* Extracted information
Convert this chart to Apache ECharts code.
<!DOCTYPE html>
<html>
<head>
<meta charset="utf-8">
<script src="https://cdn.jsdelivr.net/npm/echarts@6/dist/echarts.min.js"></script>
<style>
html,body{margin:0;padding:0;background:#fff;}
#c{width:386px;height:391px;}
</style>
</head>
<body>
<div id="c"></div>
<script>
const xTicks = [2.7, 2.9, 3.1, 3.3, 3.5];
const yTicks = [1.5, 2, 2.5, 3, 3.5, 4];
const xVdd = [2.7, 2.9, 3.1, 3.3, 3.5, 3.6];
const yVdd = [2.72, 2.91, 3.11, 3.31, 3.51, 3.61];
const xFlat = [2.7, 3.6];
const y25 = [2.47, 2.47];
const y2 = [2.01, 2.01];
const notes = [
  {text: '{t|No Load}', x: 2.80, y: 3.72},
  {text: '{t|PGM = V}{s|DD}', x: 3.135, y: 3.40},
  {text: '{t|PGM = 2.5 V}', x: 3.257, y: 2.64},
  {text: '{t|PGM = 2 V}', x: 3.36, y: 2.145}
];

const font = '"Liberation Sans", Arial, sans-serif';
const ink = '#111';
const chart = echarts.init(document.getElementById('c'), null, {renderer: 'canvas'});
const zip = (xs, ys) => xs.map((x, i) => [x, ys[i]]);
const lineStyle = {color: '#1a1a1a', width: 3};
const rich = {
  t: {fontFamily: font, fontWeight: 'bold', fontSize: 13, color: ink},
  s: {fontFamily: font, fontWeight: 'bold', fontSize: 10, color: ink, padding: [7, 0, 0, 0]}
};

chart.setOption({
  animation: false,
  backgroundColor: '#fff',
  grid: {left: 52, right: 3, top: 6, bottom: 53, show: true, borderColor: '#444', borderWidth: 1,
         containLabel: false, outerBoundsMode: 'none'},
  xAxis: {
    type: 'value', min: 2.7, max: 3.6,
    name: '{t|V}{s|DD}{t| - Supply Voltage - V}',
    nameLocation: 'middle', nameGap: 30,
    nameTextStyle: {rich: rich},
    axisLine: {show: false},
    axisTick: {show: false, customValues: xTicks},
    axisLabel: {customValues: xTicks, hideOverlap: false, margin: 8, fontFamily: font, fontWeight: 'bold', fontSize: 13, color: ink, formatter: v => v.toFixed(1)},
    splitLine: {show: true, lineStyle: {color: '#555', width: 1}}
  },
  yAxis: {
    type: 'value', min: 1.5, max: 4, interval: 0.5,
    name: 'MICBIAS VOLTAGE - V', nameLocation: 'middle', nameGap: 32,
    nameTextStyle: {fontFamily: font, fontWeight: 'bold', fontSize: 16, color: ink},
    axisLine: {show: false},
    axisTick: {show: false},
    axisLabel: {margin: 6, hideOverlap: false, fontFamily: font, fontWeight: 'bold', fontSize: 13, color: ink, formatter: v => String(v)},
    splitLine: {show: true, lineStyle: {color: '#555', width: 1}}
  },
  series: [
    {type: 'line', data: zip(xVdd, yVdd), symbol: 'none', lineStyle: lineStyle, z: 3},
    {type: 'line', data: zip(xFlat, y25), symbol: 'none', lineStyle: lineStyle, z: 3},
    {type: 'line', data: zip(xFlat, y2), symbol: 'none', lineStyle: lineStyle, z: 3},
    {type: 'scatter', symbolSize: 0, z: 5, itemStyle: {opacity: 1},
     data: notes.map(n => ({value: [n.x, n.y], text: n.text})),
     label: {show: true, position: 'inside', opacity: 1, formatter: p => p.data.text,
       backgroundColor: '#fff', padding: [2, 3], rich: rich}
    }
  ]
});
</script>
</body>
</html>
* * *
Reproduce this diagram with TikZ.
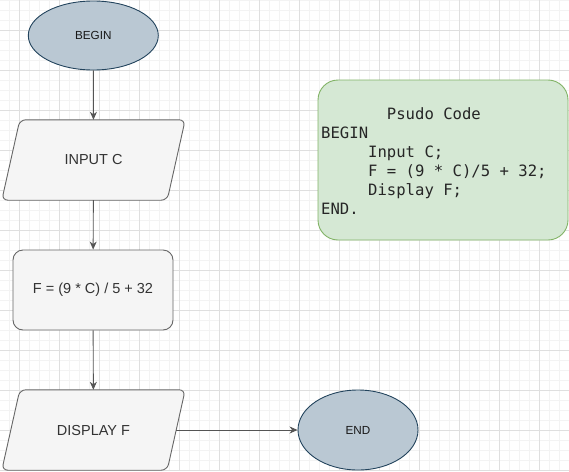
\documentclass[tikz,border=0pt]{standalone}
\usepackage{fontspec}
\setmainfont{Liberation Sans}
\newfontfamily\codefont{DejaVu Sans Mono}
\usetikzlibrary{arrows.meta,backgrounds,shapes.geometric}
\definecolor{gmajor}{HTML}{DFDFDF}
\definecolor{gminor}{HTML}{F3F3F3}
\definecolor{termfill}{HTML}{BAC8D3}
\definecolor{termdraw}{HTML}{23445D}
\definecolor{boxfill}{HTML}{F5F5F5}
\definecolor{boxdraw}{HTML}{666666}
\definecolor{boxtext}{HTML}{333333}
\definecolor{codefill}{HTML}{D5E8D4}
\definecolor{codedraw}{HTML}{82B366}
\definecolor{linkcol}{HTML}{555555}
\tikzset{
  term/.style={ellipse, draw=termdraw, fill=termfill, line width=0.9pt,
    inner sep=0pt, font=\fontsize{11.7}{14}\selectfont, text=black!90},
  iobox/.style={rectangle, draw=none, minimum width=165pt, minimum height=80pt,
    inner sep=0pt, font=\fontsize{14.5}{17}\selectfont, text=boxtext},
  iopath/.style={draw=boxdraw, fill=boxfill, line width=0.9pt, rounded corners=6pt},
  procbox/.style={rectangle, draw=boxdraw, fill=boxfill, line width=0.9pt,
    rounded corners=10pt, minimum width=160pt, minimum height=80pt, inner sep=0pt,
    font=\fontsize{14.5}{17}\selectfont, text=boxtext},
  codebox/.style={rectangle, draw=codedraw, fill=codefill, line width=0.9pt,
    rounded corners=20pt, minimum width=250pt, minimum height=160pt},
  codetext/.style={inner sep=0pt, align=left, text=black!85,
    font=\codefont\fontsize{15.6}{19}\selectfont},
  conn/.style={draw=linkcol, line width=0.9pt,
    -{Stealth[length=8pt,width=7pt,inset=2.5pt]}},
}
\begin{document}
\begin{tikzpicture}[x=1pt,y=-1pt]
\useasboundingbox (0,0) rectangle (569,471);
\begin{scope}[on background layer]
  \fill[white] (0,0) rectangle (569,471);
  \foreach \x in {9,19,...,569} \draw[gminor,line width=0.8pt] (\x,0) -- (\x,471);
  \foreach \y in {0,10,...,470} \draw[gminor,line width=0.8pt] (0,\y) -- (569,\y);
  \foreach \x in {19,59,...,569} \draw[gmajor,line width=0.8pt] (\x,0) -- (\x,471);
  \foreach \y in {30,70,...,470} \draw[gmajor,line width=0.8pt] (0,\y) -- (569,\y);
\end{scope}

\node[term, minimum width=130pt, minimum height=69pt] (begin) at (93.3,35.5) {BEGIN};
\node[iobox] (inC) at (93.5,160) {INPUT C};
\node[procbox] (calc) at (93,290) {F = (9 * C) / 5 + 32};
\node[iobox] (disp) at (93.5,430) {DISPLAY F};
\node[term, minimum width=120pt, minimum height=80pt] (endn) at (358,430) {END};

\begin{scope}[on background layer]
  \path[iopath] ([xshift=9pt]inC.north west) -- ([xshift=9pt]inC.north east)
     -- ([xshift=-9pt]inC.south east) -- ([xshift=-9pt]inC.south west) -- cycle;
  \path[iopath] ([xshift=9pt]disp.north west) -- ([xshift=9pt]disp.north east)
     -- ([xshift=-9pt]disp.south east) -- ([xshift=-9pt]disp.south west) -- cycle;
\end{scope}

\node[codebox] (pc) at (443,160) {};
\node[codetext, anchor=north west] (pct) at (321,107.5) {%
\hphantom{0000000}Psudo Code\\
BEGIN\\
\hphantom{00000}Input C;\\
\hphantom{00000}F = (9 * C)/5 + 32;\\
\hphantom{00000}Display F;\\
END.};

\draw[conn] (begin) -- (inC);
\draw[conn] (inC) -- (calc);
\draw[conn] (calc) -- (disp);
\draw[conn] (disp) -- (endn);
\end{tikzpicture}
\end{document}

* Written problem
Copy every line of the records above that holds the word "this".

* Task output
Convert this chart to Apache ECharts code.
Reproduce this diagram with TikZ.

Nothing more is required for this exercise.